The read-aloud in this adventure has a strange voice. “An overly concerned citizen grebs ones of the PC’s and demands to know if they are going to do something about ‘the beast’.” See, it’s all written in this strangely distance voice that makes little sense in read-aloud. I’ve noticed this in a few adventures recently. The read-aloud is summary information, and non-specific. It’s a weird trend and it dies. Here’s another example. “A nervous citizen walking by.” It’s almost as if these were the designers notes and they meant to fill them in more later. The adventure also has one of the generic rumor tables that I dislike. I like my rumors to come with a voice, but these are the usual boring fact based things. “The beast is a large fish, 20’ long, with a long snout and razor-sharp teeth.” Fact based. Voice based would have this in the voice of a fisherman, telling about how it bit clean through his boat like it was butter.

What’s a little frustrating is that some of the encounters in town are genuinely interesting. The overly concerned citizen is a great idea, it’s just implemented poorly. Likewise armed woodcutters, the BBQ stirge on a stick at the bar, the woodcutters union, the slick used-rowboat salesman, and the asshat in the trading post. The town wanderers and sites are all pretty good actually, with a nice originality to them. They do tend to run to the long/wordy side of things, but, again, creativity trumps. The trading post guy has lost 14 consecutive elections for mayor? NICE!

The wandering monster encounters are plagued with the same weirdly distant read-aloud, and don’t really have much going for them. River pirates on pole barges and grumpy fishermen are nice, but don’t really have the flavor of the town encounters and the rest of the encounters don’t even have that going for them. “A PC has leaned over their boat too far to look at a cute baby crab playing with a fallen leaf n the water surface – and has fallen in.” Again, weird. Nice little detail, I like it, but weirdly worded/perspective in the read-aloud.

The twelve or so dungeon encounters are accompanied by a few wandering monsters descriptions. Both have the same sort of problem: all of that originality from the village is gone. In it’s place is just mande encounters with mundane text to go with it.

2. Underground beach
“This cavern floor consist of a mix of sand and dried mud, creating a sort of underground beach.” There is a sloping tunnel rising up into area #4.

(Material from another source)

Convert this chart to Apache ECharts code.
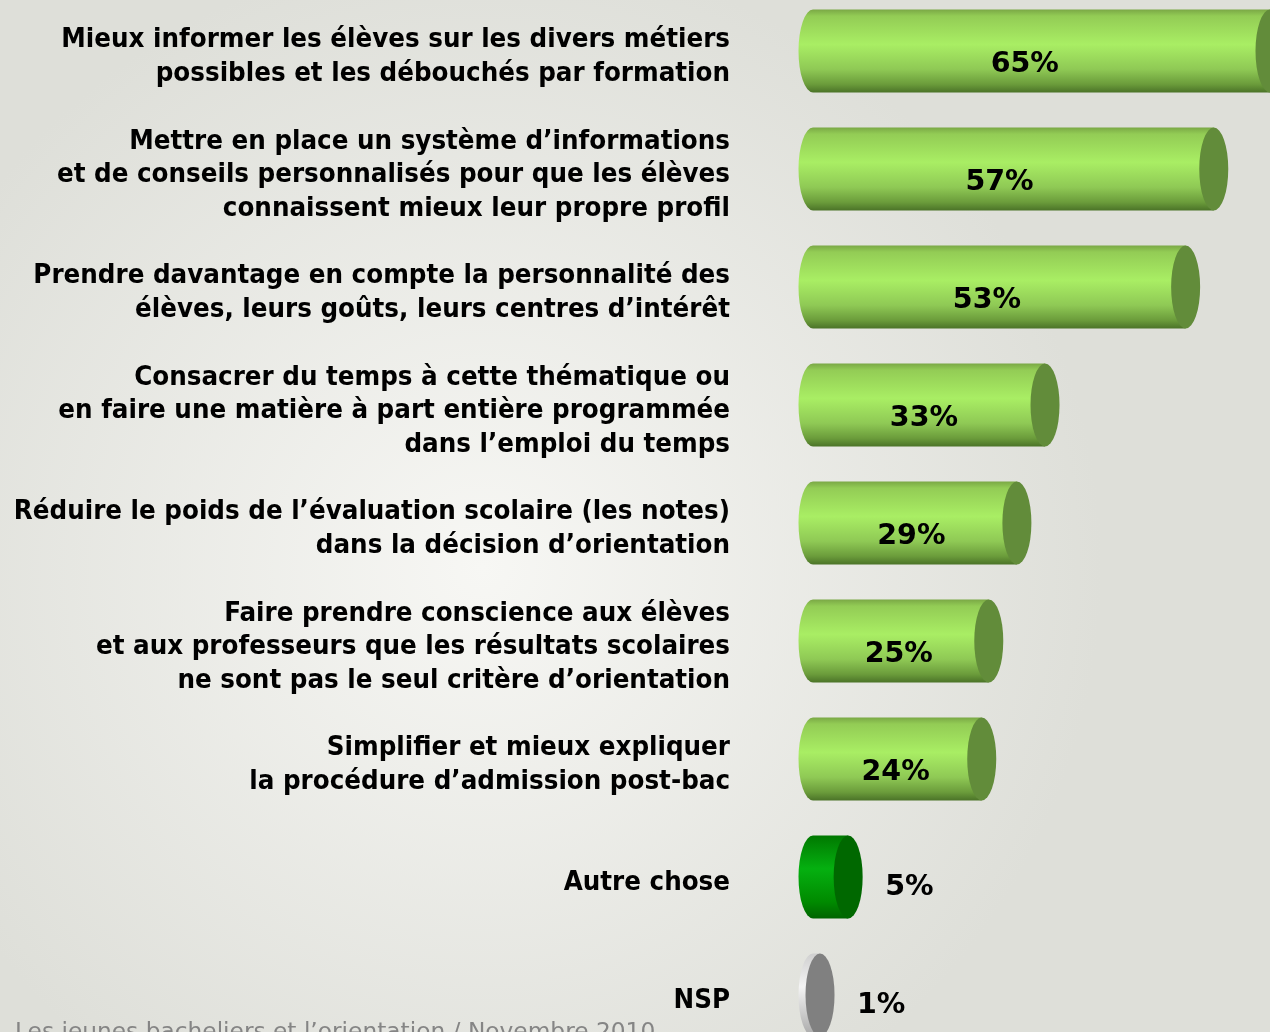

It’s nicely terse, but not really interesting and doesn’t really add anything to the adventure at all. The read aloud tries in place, with sunlight shining through a small hole in the ceiling to a stairs out made of cave formation, to little bits like paint on the floor (marking safe spots!) and other little clues. It’s all got a little bit of a generic feel though. I’m not even sure I can explain why. Perhaps the descriptions are trying to be evocative but need some work? And then DM advice following that adds a little too much detail? “The hole in the ceiling is their exit to go hunting outside.” That sacks of explaining and not of “detail that makes the adventure more fun.” Another example would be of the monsters actual lair room.

This musty cavern contains a bed of animal furs and a couple of short stalagmites against an outcropping along the eastern cavern wall.

It’s clearly trying to give some details (and is nicely terse!) but it’s not really that interesting or evocative.

The treasure is done B1 style, with a list the DM can then insert into each room as they see fit. The non-magical treasure tries a bit to add something. A copper bracelet with a jadestone, or a small music box with coins in it. Those could use a bit more specificity in them, but again an effort was clearly made. With one exception, the magic items are a disappoint, being only book items. +1 sword, +2 shield and the like. The single exception is a helmet the troll is wearing that lets it cast 1st level spells from scrolls. Again, no real description of it but he additional bit, beyond read languages, that allows you to cast a 1st level spell from a scroll is a nice little bit of bump that I can see causing covetous feelings in the party … and still not really unbalance things at all.